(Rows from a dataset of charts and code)
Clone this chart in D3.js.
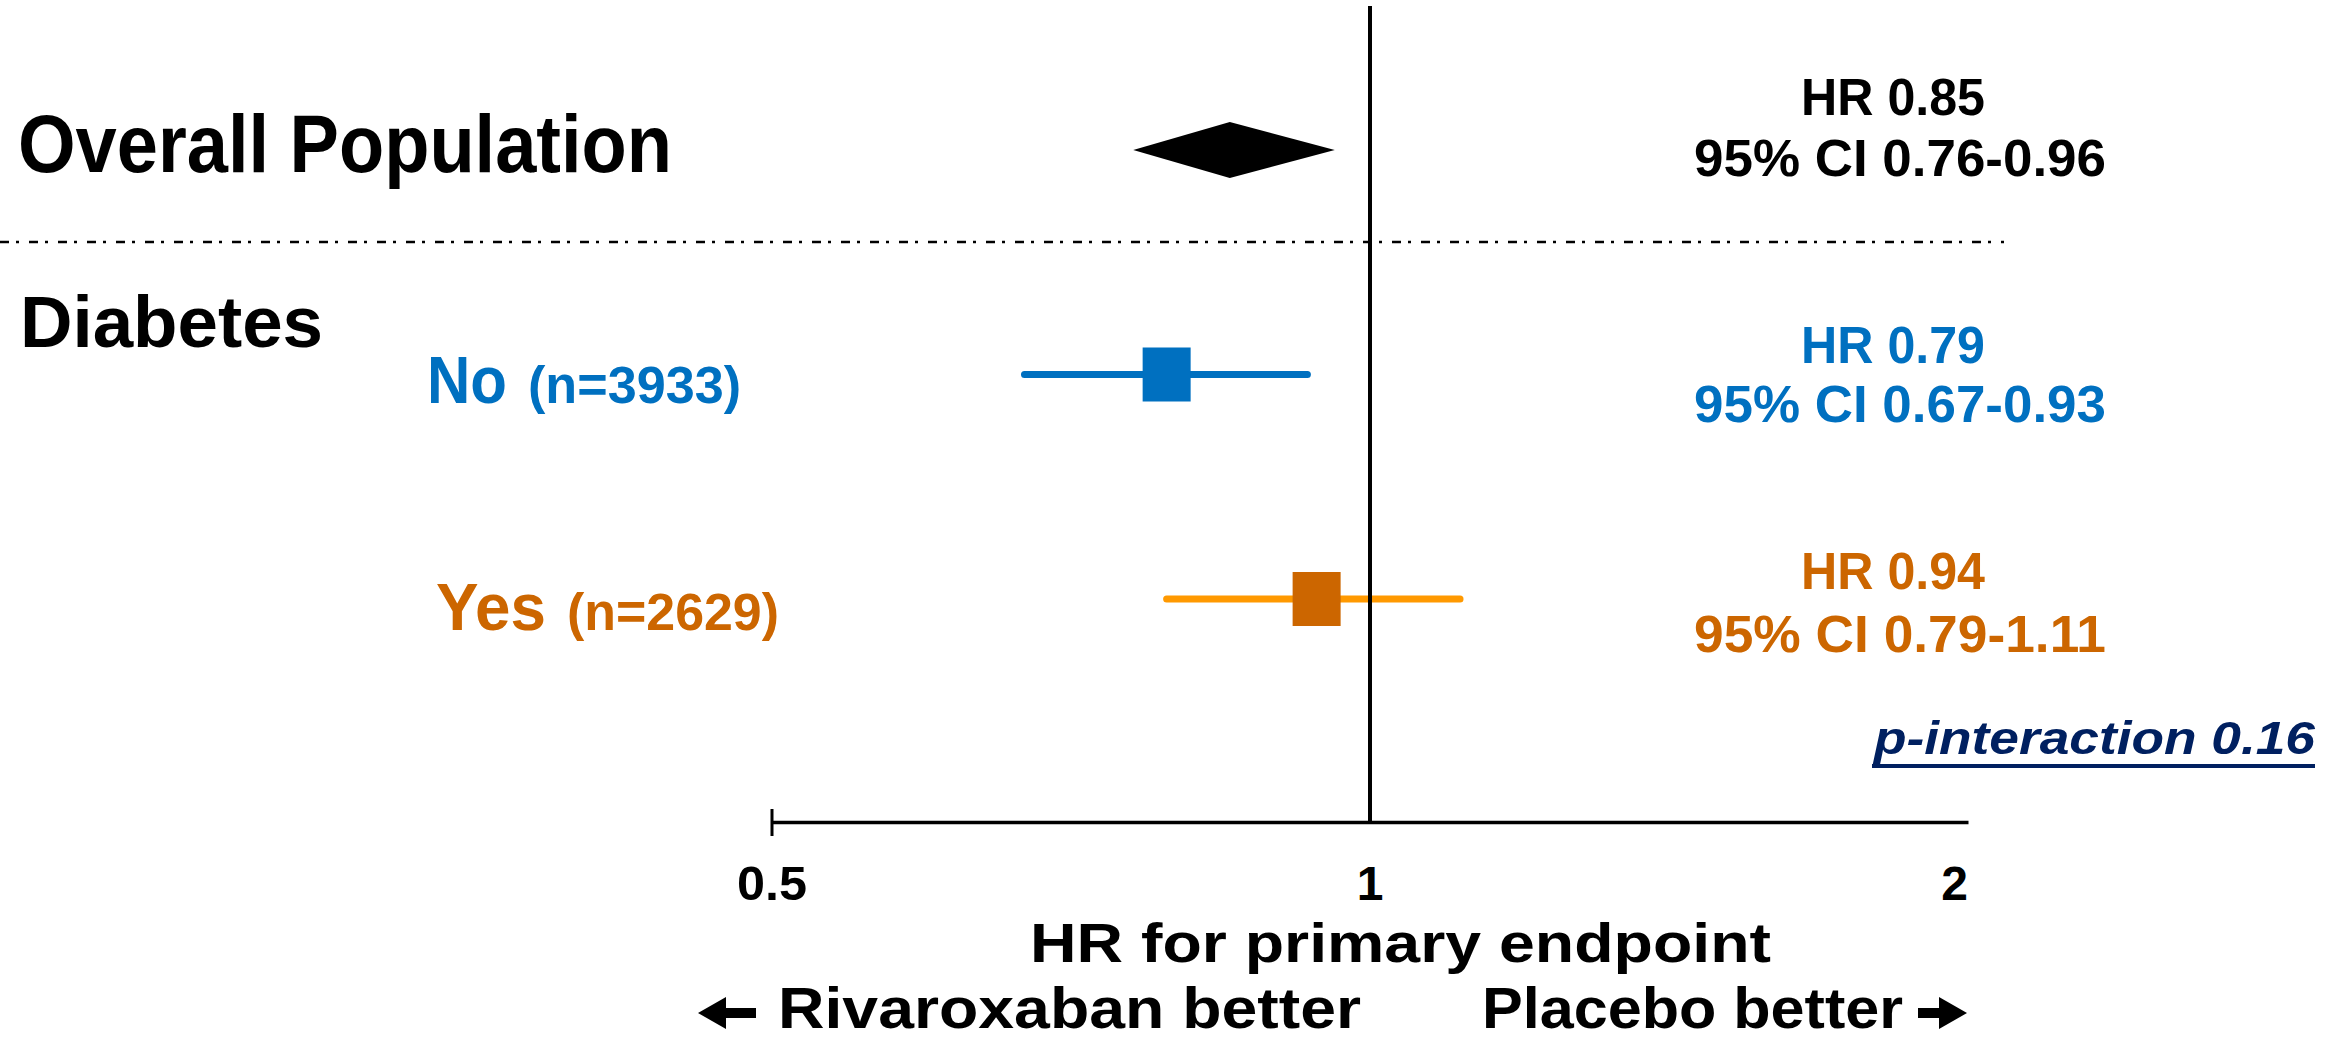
<!DOCTYPE html>
<html>
<head>
<meta charset="utf-8">
<script src="https://cdn.jsdelivr.net/npm/d3@7"></script>
<style>
  html, body { margin: 0; padding: 0; background: #fff; }
  svg { display: block; }
  text { font-family: "Liberation Sans", Arial, sans-serif; font-weight: bold; }
</style>
</head>
<body>
<div id="chart"></div>
<script>
// Forest plot: hazard ratio for the primary endpoint by diabetes status
const rowKeys   = ["overall", "no", "yes"];
const hrValues  = [0.85, 0.79, 0.94];
const ciLow     = [0.76, 0.67, 0.79];
const ciHigh    = [0.96, 0.93, 1.11];
const subgroups = ["No", "Yes"];
const nCounts   = [3933, 2629];
const tickValues = [0.5, 1, 2];
const tickLabels = ["0.5", "1", "2"];
const pInteraction = 0.16;

const W = 2340, H = 1041;
const BLACK = "#000000", BLUE = "#0070C0", ORANGE_LINE = "#FF9900", ORANGE = "#CC6600", NAVY = "#002060";
const rowColors = [BLACK, BLUE, ORANGE];
const ciColors  = [BLACK, BLUE, ORANGE_LINE];

const svg = d3.select("#chart").append("svg")
  .attr("width", W).attr("height", H);

// Log-scaled hazard ratio axis
const x = d3.scaleLog().domain([0.5, 2]).range([772, 1968]);
const y = d3.scalePoint().domain(rowKeys).range([150, 599]);
const axisY = 822;

// Separator between the overall result and the subgroup rows
svg.append("line")
  .attr("x1", 0).attr("x2", 2004)
  .attr("y1", 242).attr("y2", 242)
  .attr("stroke", "#000").attr("stroke-width", 2.5)
  .attr("stroke-dasharray", "9 7 3 10");

// Line of no effect (HR = 1)
svg.append("line")
  .attr("x1", x(1)).attr("x2", x(1))
  .attr("y1", 6).attr("y2", axisY)
  .attr("stroke", "#000").attr("stroke-width", 4);

// Axis
const axis = svg.append("g").attr("transform", `translate(0,${axisY})`)
  .call(d3.axisBottom(x).tickValues([]).tickSize(0).tickSizeOuter(0));
axis.select(".domain").attr("stroke", "#000").attr("stroke-width", 3.5);
svg.append("line")
  .attr("x1", x(tickValues[0])).attr("x2", x(tickValues[0]))
  .attr("y1", axisY - 13).attr("y2", axisY + 14)
  .attr("stroke", "#000").attr("stroke-width", 3);

svg.append("g").selectAll("text")
  .data(tickValues)
  .join("text")
  .attr("x", d => x(d))
  .attr("y", 900)
  .attr("text-anchor", (d, i) => i === tickValues.length - 1 ? "end" : "middle")
  .attr("font-size", 48)
  .attr("fill", "#000")
  .each(function (d, i) {
    if (tickLabels[i].length > 1) d3.select(this).attr("textLength", 70).attr("lengthAdjust", "spacingAndGlyphs");
  })
  .text((d, i) => tickLabels[i]);

// Overall: diamond spanning the confidence interval
const dy = 28;
svg.append("path")
  .attr("d", `M${x(ciLow[0])},${y("overall")} L${x(hrValues[0])},${y("overall") - dy} L${x(ciHigh[0])},${y("overall")} L${x(hrValues[0])},${y("overall") + dy} Z`)
  .attr("fill", "#000");

// Subgroups: CI whiskers and square point estimates
[1, 2].forEach(i => {
  const cy = y(rowKeys[i]);
  svg.append("line")
    .attr("x1", x(ciLow[i])).attr("x2", x(ciHigh[i]))
    .attr("y1", cy).attr("y2", cy)
    .attr("stroke", ciColors[i]).attr("stroke-width", 7)
    .attr("stroke-linecap", "round");
  svg.append("rect")
    .attr("x", x(hrValues[i]) - 24).attr("y", cy - 27)
    .attr("width", 48).attr("height", 54)
    .attr("fill", rowColors[i]);
});
// reference line stays on top of the orange whisker
svg.append("line")
  .attr("x1", x(1)).attr("x2", x(1))
  .attr("y1", y("yes") - 10).attr("y2", y("yes") + 10)
  .attr("stroke", "#000").attr("stroke-width", 4);

// Left-hand labels
function label(txt, xPos, yPos, size, color, len, extra) {
  const t = svg.append("text")
    .attr("x", xPos).attr("y", yPos)
    .attr("font-size", size).attr("fill", color)
    .text(txt);
  if (len) t.attr("textLength", len).attr("lengthAdjust", "spacingAndGlyphs");
  if (extra) extra(t);
  return t;
}
label("Overall Population", 18, 172, 81, "#000", 654);
label("Diabetes", 20, 347, 73, "#000", 303);

const subY = [403, 630];
const subX = [[427, 80, 528, 213], [436, 110, 567, 212]];
subgroups.forEach((s, i) => {
  const c = rowColors[i + 1];
  label(s, subX[i][0], subY[i], 67, c, subX[i][1]);
  label(`(n=${nCounts[i]})`, subX[i][2], subY[i], 51, c, subX[i][3]);
});

// Right-hand HR / CI annotations
const fmt = d3.format(".2f");
const annotY = [[115, 176], [363, 422], [589, 652]];
rowKeys.forEach((k, i) => {
  svg.append("text")
    .attr("x", 1893).attr("y", annotY[i][0])
    .attr("text-anchor", "middle").attr("font-size", 51)
    .attr("fill", rowColors[i])
    .attr("textLength", 184).attr("lengthAdjust", "spacingAndGlyphs")
    .text(`HR ${fmt(hrValues[i])}`);
  svg.append("text")
    .attr("x", 1900).attr("y", annotY[i][1])
    .attr("text-anchor", "middle").attr("font-size", 51)
    .attr("fill", rowColors[i])
    .attr("textLength", 412).attr("lengthAdjust", "spacingAndGlyphs")
    .text(`95% CI ${fmt(ciLow[i])}-${fmt(ciHigh[i])}`);
});

// Interaction p-value
label(`p-interaction ${pInteraction}`, 1874, 754, 46, NAVY, 441, t =>
  t.attr("font-style", "italic"));
svg.append("line")
  .attr("x1", 1872).attr("x2", 2315)
  .attr("y1", 766).attr("y2", 766)
  .attr("stroke", NAVY).attr("stroke-width", 4);

// Axis title and direction labels
label("HR for primary endpoint", 1030, 962, 56, "#000", 741);
label("Rivaroxaban better", 778, 1028, 58, "#000", 583);
label("Placebo better", 1482, 1028, 58, "#000", 421);

// Block arrows
const ay = 1013;
svg.append("path")
  .attr("d", `M698,${ay} L726,${ay - 16} L726,${ay - 5} L756,${ay - 5} L756,${ay + 5} L726,${ay + 5} L726,${ay + 16} Z`)
  .attr("fill", "#000");
svg.append("path")
  .attr("d", `M1967,${ay} L1939,${ay - 16} L1939,${ay - 5} L1918,${ay - 5} L1918,${ay + 5} L1939,${ay + 5} L1939,${ay + 16} Z`)
  .attr("fill", "#000");
</script>
</body>
</html>
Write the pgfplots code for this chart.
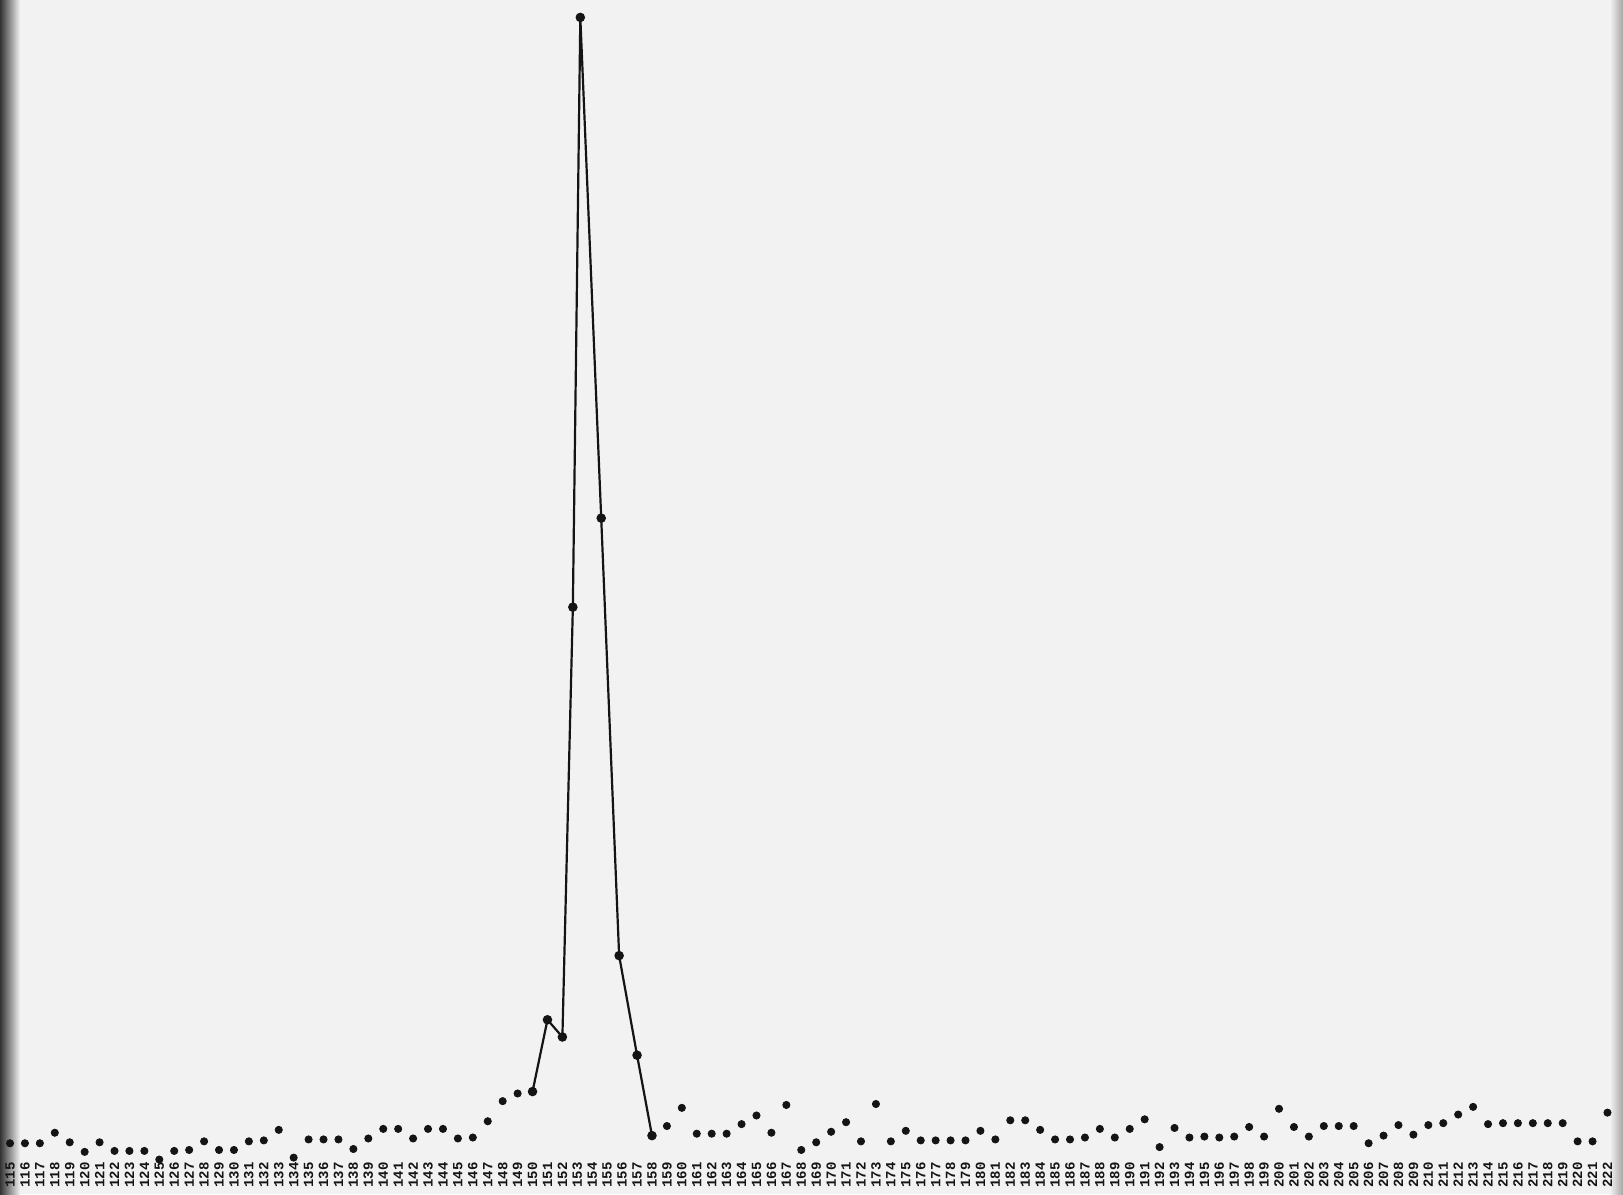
\documentclass[border=0pt]{standalone}
\usepackage{fontspec}
\setmonofont{Liberation Mono}
\usepackage{pgfplots}
\pgfplotsset{compat=1.18}
\definecolor{paper}{RGB}{242,242,242}
\definecolor{ink}{RGB}{20,20,20}

\begin{document}
\begin{tikzpicture}
% paper and scan shadows (axis box sits at the origin)
\fill[paper] (0,-16.85pt) rectangle (811.5pt,580.15pt);
\shade[left color=black!80, right color=paper] (0,-16.85pt) rectangle (10pt,580.15pt);
\shade[left color=paper, right color=black!35] (805pt,-16.85pt) rectangle (811.5pt,580.15pt);

\begin{axis}[
    at={(0,0)}, anchor=south west,
    scale only axis,
    width=811.5pt, height=580.15pt,
    xmin=114.33, xmax=223.04,
    ymin=0.9, ymax=122.1,
    clip=false,
    axis line style={draw=none},
    major tick length=0pt,
    ytick=\empty,
    xtick={115,...,222},
    /pgf/number format/assume math mode=true,
    xticklabel style={rotate=90, anchor=east, inner sep=0.8pt, text=ink,
        font=\ttfamily\bfseries\fontsize{7}{7}\selectfont},
]
% isolated points
\addplot[only marks, mark=*, mark size=1.8pt, ink] coordinates {
(115,2.7)(116,2.7)(117,2.7)(118,3.8)(119,2.8)(120,1.8)(121,2.8)(122,1.9)(123,1.9)(124,1.9)
(125,1.0)(126,1.9)(127,2.0)(128,2.9)(129,2.0)(130,2.0)(131,2.9)(132,3.0)(133,4.1)(134,1.2)
(135,3.1)(136,3.1)(137,3.1)(138,2.1)(139,3.2)(140,4.2)(141,4.2)(142,3.2)(143,4.2)(144,4.2)
(145,3.2)(146,3.3)(147,5.0)(148,7.1)(149,7.9)
(159,4.5)(160,6.4)(161,3.7)(162,3.7)(163,3.7)(164,4.7)(165,5.6)(166,3.8)(167,6.7)(168,2.0)
(169,2.8)(170,3.9)(171,4.9)(172,2.9)(173,6.8)(174,2.9)(175,4.0)(176,3.0)(177,3.0)(178,3.0)
(179,3.0)(180,4.0)(181,3.1)(182,5.1)(183,5.1)(184,4.1)(185,3.1)(186,3.1)(187,3.3)(188,4.2)
(189,3.3)(190,4.2)(191,5.2)(192,2.3)(193,4.3)(194,3.3)(195,3.4)(196,3.3)(197,3.4)(198,4.4)
(199,3.4)(200,6.3)(201,4.4)(202,3.4)(203,4.5)(204,4.5)(205,4.5)(206,2.7)(207,3.5)(208,4.6)
(209,3.6)(210,4.6)(211,4.8)(212,5.7)(213,6.5)(214,4.7)(215,4.8)(216,4.8)(217,4.8)(218,4.8)
(219,4.8)(220,2.9)(221,2.9)(222,5.9)
};

% connected peak
\addplot[ink, line width=1.1pt, mark=*, mark size=1.8pt] coordinates {
(150,8.1)(151,15.6)(152,13.8)(152.7,58.7)(153.2,120.3)(154.6,68.0)(155.8,22.3)(157,11.9)(158,3.5)
};
\end{axis}
\end{tikzpicture}
\end{document}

BRIEF: Of the lines above, quote exactly those from the one with "Write the pgfplots code for this chart." through the one with "(805pt,-16.85pt) rectangle (811.5pt,580.15pt);", ends included; pictures stay out.

REPLY:
Write the pgfplots code for this chart.
\documentclass[border=0pt]{standalone}
\usepackage{fontspec}
\setmonofont{Liberation Mono}
\usepackage{pgfplots}
\pgfplotsset{compat=1.18}
\definecolor{paper}{RGB}{242,242,242}
\definecolor{ink}{RGB}{20,20,20}

\begin{document}
\begin{tikzpicture}
% paper and scan shadows (axis box sits at the origin)
\fill[paper] (0,-16.85pt) rectangle (811.5pt,580.15pt);
\shade[left color=black!80, right color=paper] (0,-16.85pt) rectangle (10pt,580.15pt);
\shade[left color=paper, right color=black!35] (805pt,-16.85pt) rectangle (811.5pt,580.15pt);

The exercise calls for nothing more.